Indexes in a SQL database are data structures that improve the speed of data retrieval operations on a database table. They work like a book’s index, allowing the database engine to quickly locate the rows that match a query without having to scan the entire table. For example, a B - tree index can efficiently handle range queries and equality searches.
Normalization is the process of organizing data in a database to reduce data redundancy and improve data integrity. By breaking down large tables into smaller, related tables and defining relationships between them using keys, normalization helps in maintaining data consistency and can simplify data management. However, over - normalization can lead to performance issues due to excessive joins.
Denormalization is the opposite of normalization. It involves adding redundant data to a database to improve query performance. By storing pre - computed or redundant data, denormalization can reduce the need for complex joins and aggregations, thereby speeding up data retrieval.

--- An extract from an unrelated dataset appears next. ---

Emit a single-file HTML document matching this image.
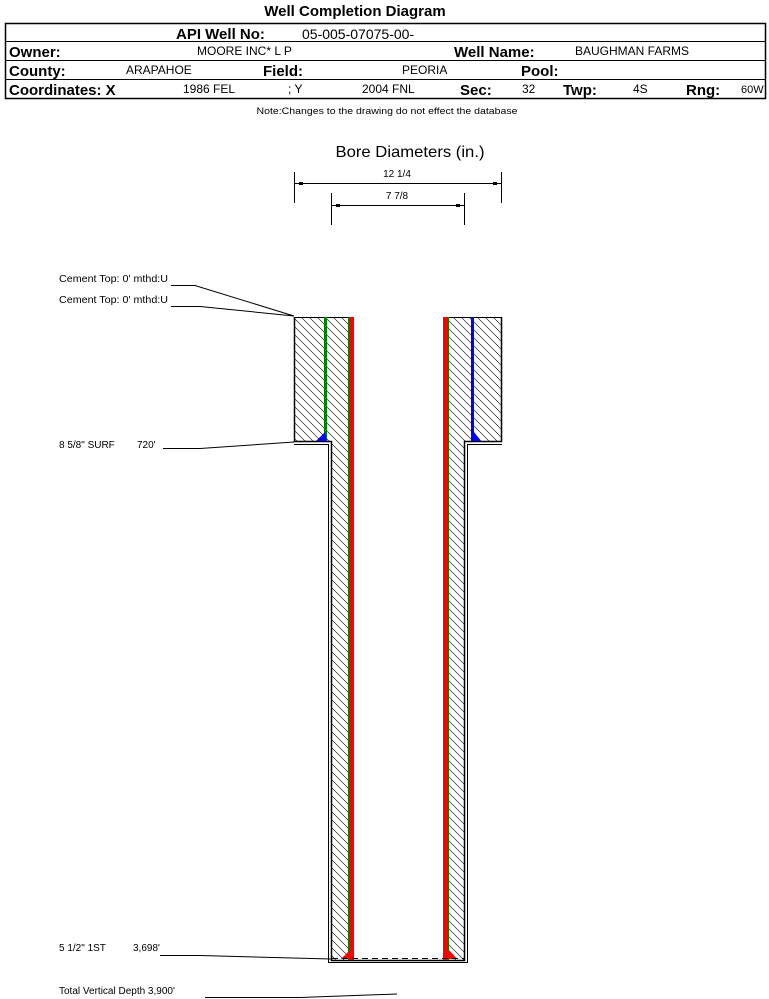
<!DOCTYPE html>
<html><head><meta charset="utf-8"><style>
html,body{margin:0;padding:0;background:#fff;}
svg{display:block;font-family:"Liberation Sans",sans-serif;}
</style></head><body>
<svg width="769" height="999" viewBox="0 0 769 999" xmlns="http://www.w3.org/2000/svg">
<defs>
<pattern id="h" patternUnits="userSpaceOnUse" width="8" height="8">
<path d="M-2,-2 L10,10 M-2,6 L2,10 M6,-2 L10,2" stroke="#000" stroke-width="0.6"/>
</pattern>
</defs>
<text x="355" y="16" font-size="15" font-weight="bold" text-anchor="middle">Well Completion Diagram</text>
<rect x="5.5" y="23.5" width="760" height="75" fill="none" stroke="#000" stroke-width="1.5"/>
<line x1="5" y1="41.5" x2="766" y2="41.5" stroke="#000"/>
<line x1="5" y1="60.5" x2="766" y2="60.5" stroke="#000"/>
<line x1="5" y1="79.5" x2="766" y2="79.5" stroke="#000"/>
<text x="176" y="39" font-size="15" font-weight="bold">API Well No:</text>
<text x="302" y="39" font-size="14">05-005-07075-00-</text>
<text x="9" y="57" font-size="15" font-weight="bold">Owner:</text>
<text x="197" y="55" font-size="12">MOORE INC* L P</text>
<text x="454" y="57" font-size="15" font-weight="bold">Well Name:</text>
<text x="575" y="55" font-size="12">BAUGHMAN FARMS</text>
<text x="9" y="76" font-size="15" font-weight="bold">County:</text>
<text x="126" y="74" font-size="12">ARAPAHOE</text>
<text x="263" y="76" font-size="15" font-weight="bold">Field:</text>
<text x="402" y="74" font-size="12">PEORIA</text>
<text x="521" y="76" font-size="15" font-weight="bold">Pool:</text>
<text x="9" y="95" font-size="15" font-weight="bold">Coordinates: X</text>
<text x="183" y="93" font-size="12">1986 FEL</text>
<text x="288" y="93" font-size="12">; Y</text>
<text x="362" y="93" font-size="12">2004 FNL</text>
<text x="460" y="95" font-size="15" font-weight="bold">Sec:</text>
<text x="522" y="93" font-size="12">32</text>
<text x="563" y="95" font-size="15" font-weight="bold">Twp:</text>
<text x="633" y="93" font-size="12">4S</text>
<text x="686" y="95" font-size="15" font-weight="bold">Rng:</text>
<text x="741" y="93" font-size="11">60W</text>
<text x="387" y="114" font-size="9" text-anchor="middle" textLength="261" lengthAdjust="spacingAndGlyphs">Note:Changes to the drawing do not effect the database</text>

<text x="410" y="157" font-size="16" text-anchor="middle" textLength="149" lengthAdjust="spacingAndGlyphs">Bore Diameters (in.)</text>
<g stroke="#000" stroke-width="1">
<line x1="294.5" y1="172" x2="294.5" y2="203"/><line x1="501.5" y1="172" x2="501.5" y2="203"/>
<line x1="295" y1="183.5" x2="501" y2="183.5"/>
<line x1="331.5" y1="193" x2="331.5" y2="225"/><line x1="464.5" y1="193" x2="464.5" y2="225"/>
<line x1="332" y1="205.5" x2="464" y2="205.5"/>
</g>
<g fill="#000"><rect x="299" y="182" width="4" height="3"/><rect x="493" y="182" width="4" height="3"/><rect x="336" y="204" width="4" height="3"/><rect x="456" y="204" width="4" height="3"/></g>
<text x="397" y="177" font-size="10" text-anchor="middle">12 1/4</text>
<text x="397" y="199" font-size="10" text-anchor="middle">7 7/8</text>

<rect x="294" y="317" width="56" height="124" fill="url(#h)"/>
<rect x="445" y="317" width="57" height="124" fill="url(#h)"/>
<rect x="331" y="441" width="19" height="519" fill="url(#h)"/>
<rect x="445" y="441" width="20" height="519" fill="url(#h)"/>
<g stroke="#000" fill="none">
<path d="M294.5,317 V441.5 H331.5 V960.5 H464.5 V441.5 H501.5 V317" stroke-width="1.5"/>
<path d="M294,317.5 H350 M445,317.5 H502"/>
<path d="M294,444.5 H328.5 V962.5 H467.5 V444.5 H502"/>
</g>
<g shape-rendering="crispEdges">
<rect x="324" y="317" width="3" height="124" fill="#008000"/>
<rect x="471" y="317" width="3" height="124" fill="#0000ff"/>
<rect x="348" y="317" width="6" height="643" fill="#008000"/>
<rect x="349" y="317" width="4" height="643" fill="#ff0000"/>
<rect x="443" y="317" width="6" height="643" fill="#008000"/>
<rect x="444" y="317" width="4" height="643" fill="#ff0000"/>
</g>
<path d="M316,441 L325,432 L327,441 Z" fill="#0000ff"/>
<path d="M472,441 L474,432 L481,441 Z" fill="#0000ff"/>
<path d="M341,959 L350,950 L353,959 Z" fill="#ff0000"/>
<path d="M446,959 L449,950 L457,959 Z" fill="#ff0000"/>
<line x1="332" y1="958.5" x2="464" y2="958.5" stroke="#000" stroke-dasharray="6,4"/>

<g font-size="10">
<text x="59" y="282" textLength="109" lengthAdjust="spacingAndGlyphs">Cement Top: 0' mthd:U</text>
<text x="59" y="303" textLength="109" lengthAdjust="spacingAndGlyphs">Cement Top: 0' mthd:U</text>
<text x="59" y="448">8 5/8" SURF</text>
<text x="137" y="448">720'</text>
<text x="59" y="951">5 1/2" 1ST</text>
<text x="133" y="951">3,698'</text>
<text x="59" y="994">Total Vertical Depth 3,900'</text>
</g>
<g stroke="#000" fill="none">
<polyline points="171,285.5 195,285.5 294,316"/>
<polyline points="171,306.5 200,306.5 294,316"/>
<polyline points="163,448.5 200,448.5 294,442"/>
<polyline points="160,955.5 200,955.5 331,959"/>
<polyline points="205,997.5 300,997.5 397,994"/>
</g>
</svg>
</body></html>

Partitioning divides a large table into smaller, more manageable pieces called partitions. Each partition can be stored on different physical storage devices, which can improve query performance by reducing the amount of data that needs to be scanned. There are different types of partitioning, such as range partitioning, list partitioning, and hash partitioning.
To create an index in SQL, you can use the CREATE INDEX
statement. For example, in MySQL, to create an index on the column_name
of the table_name
, you can use the following syntax:
CREATE INDEX idx_column_name ON table_name (column_name);
In PostgreSQL, you can implement range partitioning as follows:
-- Create a partitioned table
CREATE TABLE sales (
sale_date date,
amount numeric
) PARTITION BY RANGE (sale_date);
-- Create a partition for a specific range
CREATE TABLE sales_2023 PARTITION OF sales
FOR VALUES FROM ('2023-01-01') TO ('2024-01-01');
Use database - specific tools to analyze the performance of your queries. For example, in MySQL, you can use the EXPLAIN
statement to see how the database engine executes a query. The EXPLAIN
output provides information about the table access type, index usage, and the order in which tables are joined.

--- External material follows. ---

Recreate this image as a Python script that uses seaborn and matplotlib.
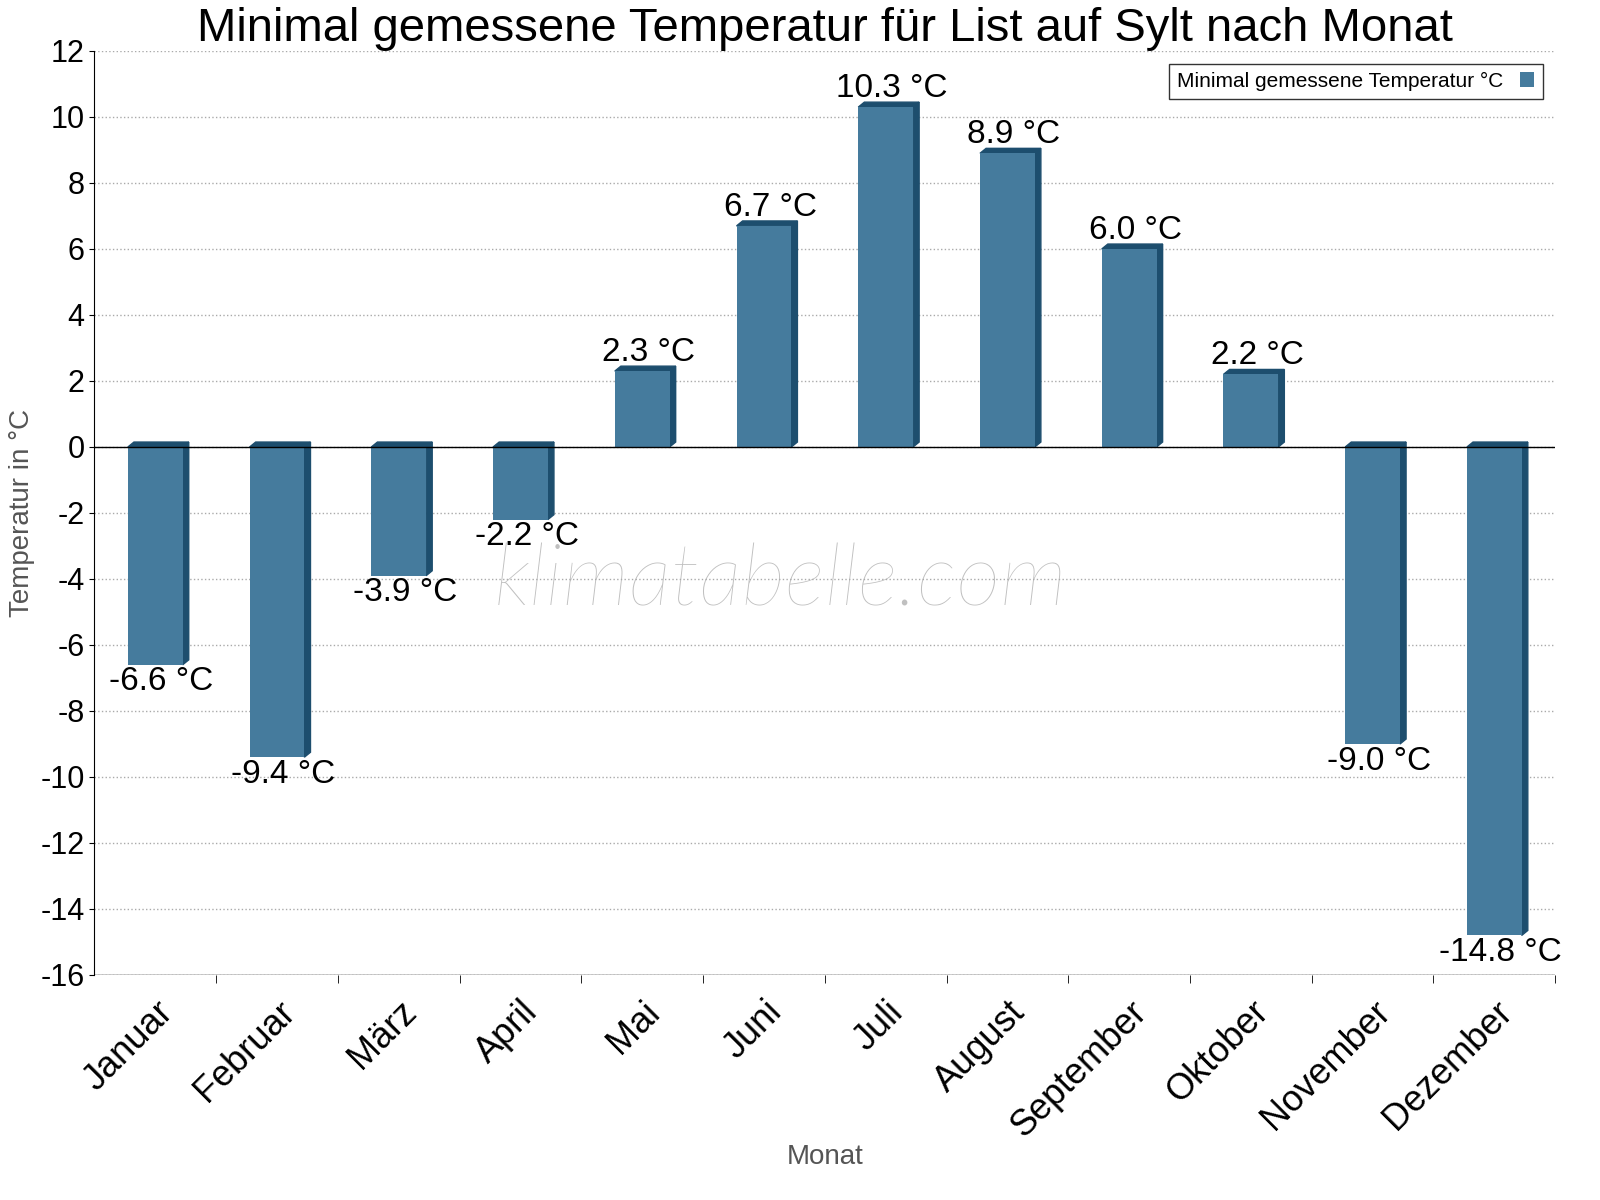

EXPLAIN SELECT * FROM table_name WHERE column_name = 'value';
Selecting the appropriate data types for columns can significantly impact performance. For example, use the smallest data type that can accommodate your data. If you only need to store integers between 0 and 255, use the TINYINT
data type instead of a larger integer type.
Using functions in the WHERE
clause can prevent the database from using indexes effectively. For example, instead of SELECT * FROM table_name WHERE UPPER(column_name) = 'VALUE'
, rewrite the query to filter the data first and then apply the function if necessary.
Understand the typical queries and operations that your application will perform on the database. Design your database schema, indexes, and partitioning strategy based on these workload patterns. For example, if your application frequently performs range queries on a date column, consider using range partitioning on that column.
Over time, indexes can become fragmented, which can degrade their performance. Regularly rebuild or reorganize indexes to keep them in optimal condition. In SQL Server, you can use the ALTER INDEX
statement to rebuild an index:
ALTER INDEX idx_column_name ON table_name REBUILD;
Connection pooling is a technique that allows you to reuse database connections instead of creating a new connection for each request. This can significantly reduce the overhead associated with establishing a new connection and improve the overall performance of your application.
-- Create a sample table
CREATE TABLE employees (
id INT PRIMARY KEY,
name VARCHAR(100),
department VARCHAR(50),
salary DECIMAL(10, 2)
);
-- Insert some sample data
INSERT INTO employees (id, name, department, salary)
VALUES (1, 'John Doe', 'HR', 5000.00),
(2, 'Jane Smith', 'IT', 6000.00);
-- Create an index on the department column
CREATE INDEX idx_department ON employees (department);
-- Query using the indexed column
SELECT * FROM employees WHERE department = 'IT';
-- Original table with redundancy
CREATE TABLE orders (
order_id INT PRIMARY KEY,
customer_name VARCHAR(100),
customer_address VARCHAR(200),
product_name VARCHAR(100),
quantity INT
);
-- Normalized tables
CREATE TABLE customers (
customer_id INT PRIMARY KEY,
customer_name VARCHAR(100),
customer_address VARCHAR(200)
);
CREATE TABLE products (
product_id INT PRIMARY KEY,
product_name VARCHAR(100)
);
CREATE TABLE order_details (
order_id INT,
customer_id INT,
product_id INT,
quantity INT,
PRIMARY KEY (order_id, product_id),
FOREIGN KEY (customer_id) REFERENCES customers(customer_id),
FOREIGN KEY (product_id) REFERENCES products(product_id)
);
Optimizing SQL database design for performance is a multi - faceted process that involves understanding fundamental concepts such as indexing, normalization, denormalization, and partitioning. By using the right usage methods, following common practices, and implementing best practices, you can significantly improve the performance of your SQL database. It’s important to remember that database optimization is not a one - time task but an ongoing process that requires continuous monitoring and adjustment based on the changing workload of your application.